JH -- Okay, I've got one more. The President now supports plans to reform the IRS but Treasury Secretary Rubin yesterday was saying something about scrapping the Internal Revenue Code by the year 2000 won't work. He says the Americans need a reliable tax system. It looks again as if the stage is being set for another effort by the White House to say they support reforms but are putting ink in the veto pen at the same time and then coopt the issue.
ME -- You hit the nail right on the head. The President has read the polls. He knows that the people are terribly disturbed with the Internal Revenue Service and that it cannot continue to exist the way that it is right now.
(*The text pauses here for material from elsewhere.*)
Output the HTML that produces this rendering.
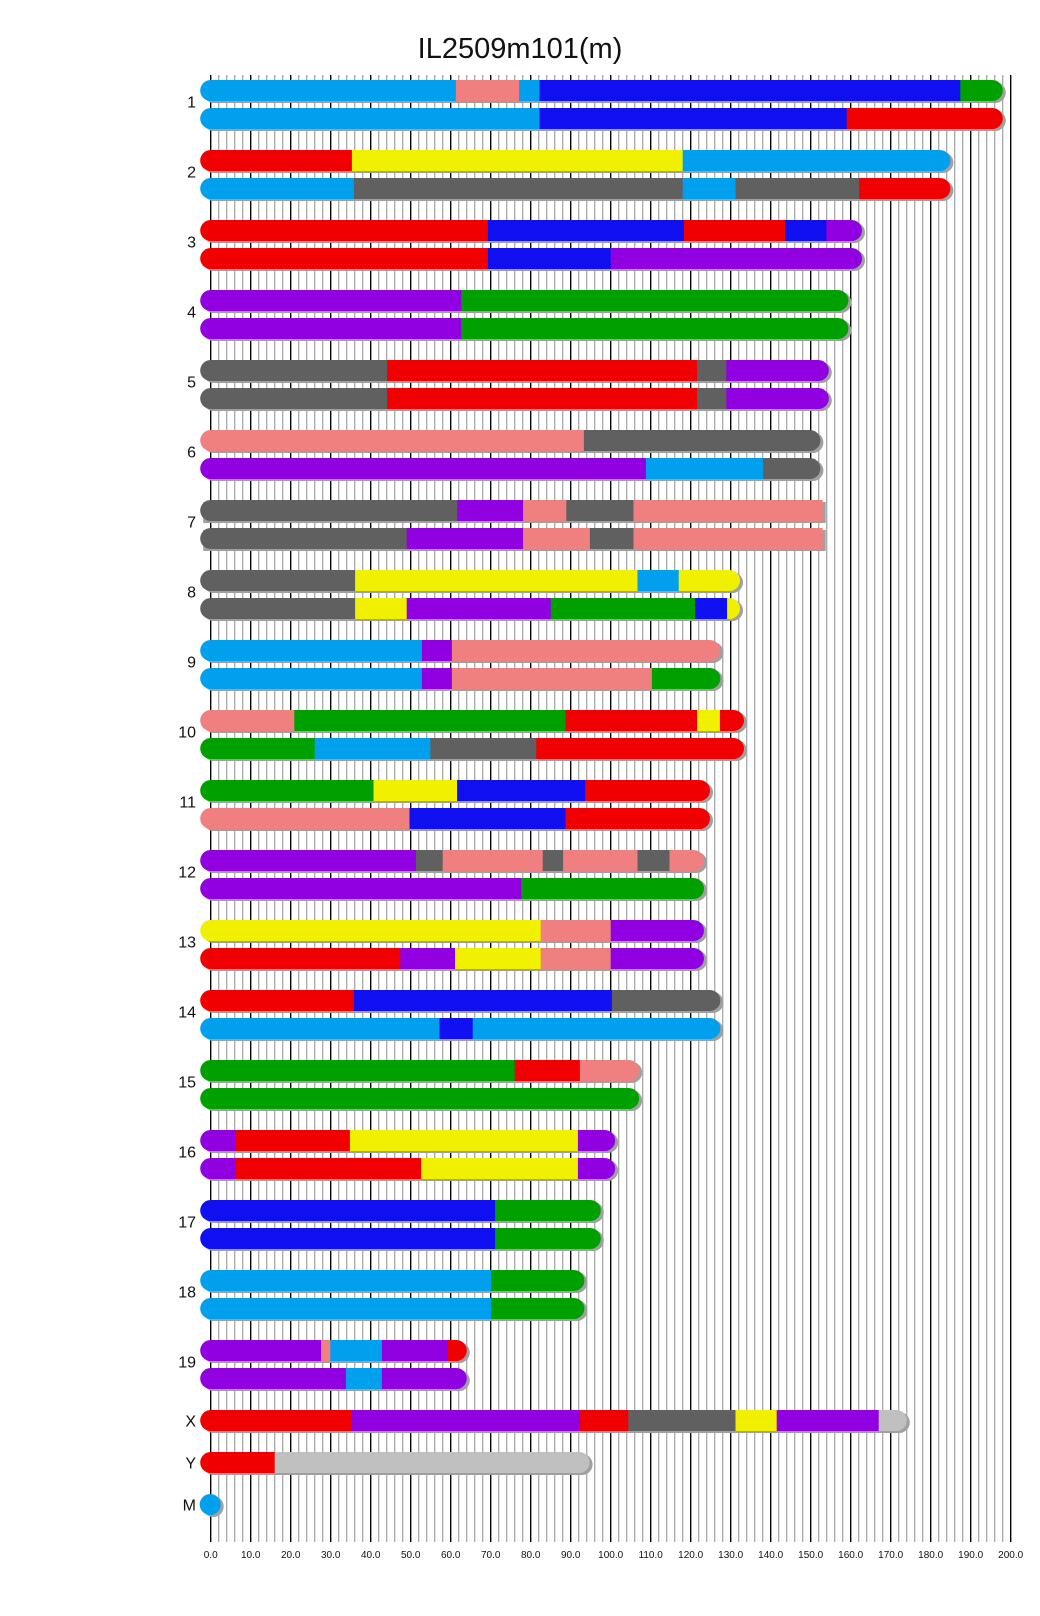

He is trying to get on board with that but to prohibit any changes. All he wants to do is take advantage of the polls. He does not want true change in the Internal Revenue Service. We are going to get true change in the Internal Revenue Service because Republicans and Democrats want it and need it and American people are demanding it. I hope as a part of all of this what we can get is to back up just a moment and look at tax policy. Decide exactly what it is that we are trying to achieve with taxes besides raising money to pay for the federal ideas. There are ways that money can be taxed to promote good American values. I think we need to have that discussion and then move on to fixing the tax code. Both can be done in a relatively short time and it will get some resolution between the varying opinions of ways that tax reform ought to be done out there.
JH -- Do you have anything else?
JB -- I don't.
ME -- I really appreciate both of you participating to day. These weekly interviews really help me. I go back to Wyoming almost every weekend and get a chance to pick up some of that common sense and bring it back here. I get a different perspective from some of the other areas of the state by doing this weekly interview. Thank you very much.